■ **Collected material**
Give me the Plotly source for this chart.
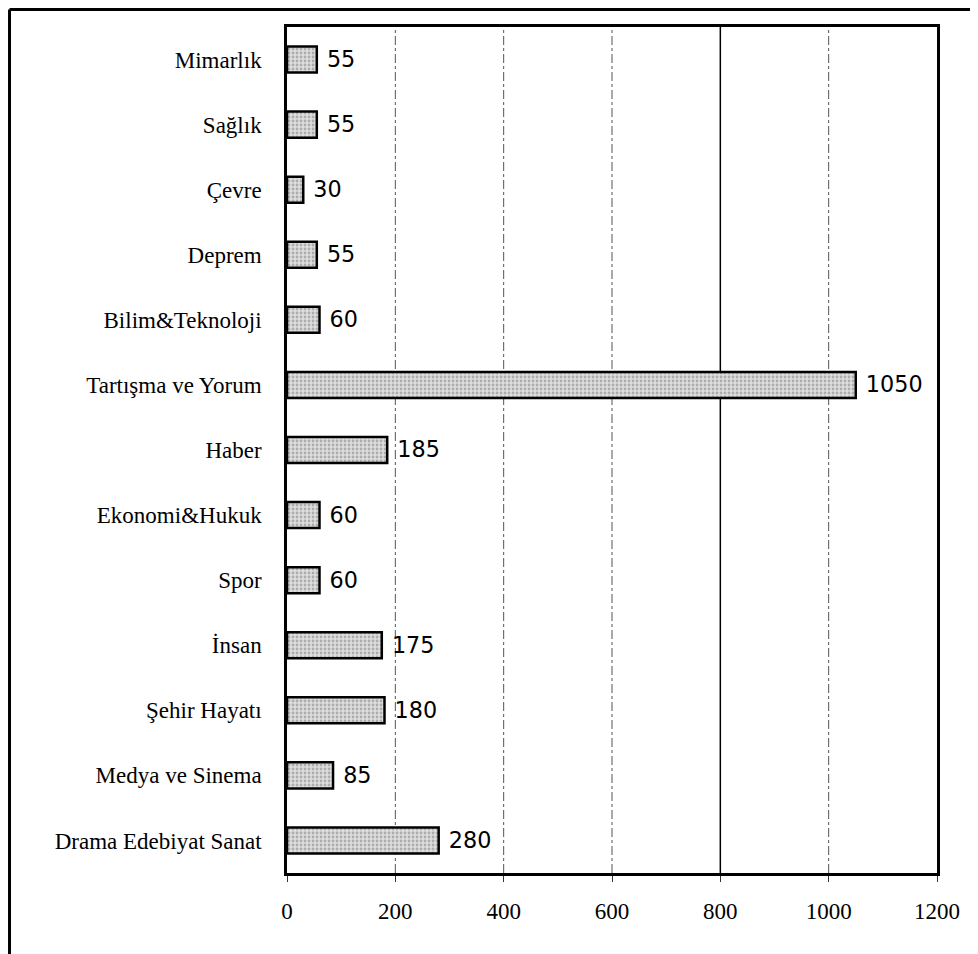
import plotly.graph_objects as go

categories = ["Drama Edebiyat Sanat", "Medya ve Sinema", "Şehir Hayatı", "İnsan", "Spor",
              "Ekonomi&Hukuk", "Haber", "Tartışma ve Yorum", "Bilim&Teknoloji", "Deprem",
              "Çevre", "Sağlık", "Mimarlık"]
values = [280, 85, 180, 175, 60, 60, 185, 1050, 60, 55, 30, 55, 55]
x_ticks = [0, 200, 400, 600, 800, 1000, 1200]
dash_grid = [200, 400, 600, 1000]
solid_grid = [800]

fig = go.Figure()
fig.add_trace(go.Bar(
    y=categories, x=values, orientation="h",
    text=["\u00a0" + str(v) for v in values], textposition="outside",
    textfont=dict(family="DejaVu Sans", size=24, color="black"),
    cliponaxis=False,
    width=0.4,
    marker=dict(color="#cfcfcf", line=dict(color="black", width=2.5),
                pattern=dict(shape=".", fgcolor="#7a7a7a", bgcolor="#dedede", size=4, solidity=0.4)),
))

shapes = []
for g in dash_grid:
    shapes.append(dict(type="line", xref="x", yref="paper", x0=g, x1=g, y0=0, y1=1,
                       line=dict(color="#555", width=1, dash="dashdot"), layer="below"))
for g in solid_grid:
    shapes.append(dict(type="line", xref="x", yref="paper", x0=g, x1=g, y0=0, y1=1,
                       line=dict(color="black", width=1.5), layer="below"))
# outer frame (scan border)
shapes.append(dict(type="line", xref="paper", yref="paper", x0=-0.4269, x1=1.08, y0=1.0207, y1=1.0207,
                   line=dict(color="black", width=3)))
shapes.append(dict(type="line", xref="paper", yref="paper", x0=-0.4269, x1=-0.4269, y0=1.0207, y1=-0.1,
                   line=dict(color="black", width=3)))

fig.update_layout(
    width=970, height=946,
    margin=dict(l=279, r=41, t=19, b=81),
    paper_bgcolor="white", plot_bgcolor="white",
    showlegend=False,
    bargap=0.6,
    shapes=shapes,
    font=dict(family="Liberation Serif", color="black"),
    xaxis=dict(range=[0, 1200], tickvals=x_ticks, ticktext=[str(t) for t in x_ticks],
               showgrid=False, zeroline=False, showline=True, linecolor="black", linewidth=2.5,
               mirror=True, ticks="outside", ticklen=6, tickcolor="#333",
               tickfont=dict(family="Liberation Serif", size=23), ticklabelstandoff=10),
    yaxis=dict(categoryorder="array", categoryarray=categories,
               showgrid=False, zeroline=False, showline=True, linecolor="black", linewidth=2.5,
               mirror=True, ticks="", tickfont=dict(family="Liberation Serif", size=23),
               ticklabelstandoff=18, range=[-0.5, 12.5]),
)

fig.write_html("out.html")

■ **Written exercise**
Pictures stay out. Repeat only the lines from the beginning of the data through the line that has "solid_grid = [800]".

■ **Problem solution**
Give me the Plotly source for this chart.
import plotly.graph_objects as go

categories = ["Drama Edebiyat Sanat", "Medya ve Sinema", "Şehir Hayatı", "İnsan", "Spor",
              "Ekonomi&Hukuk", "Haber", "Tartışma ve Yorum", "Bilim&Teknoloji", "Deprem",
              "Çevre", "Sağlık", "Mimarlık"]
values = [280, 85, 180, 175, 60, 60, 185, 1050, 60, 55, 30, 55, 55]
x_ticks = [0, 200, 400, 600, 800, 1000, 1200]
dash_grid = [200, 400, 600, 1000]
solid_grid = [800]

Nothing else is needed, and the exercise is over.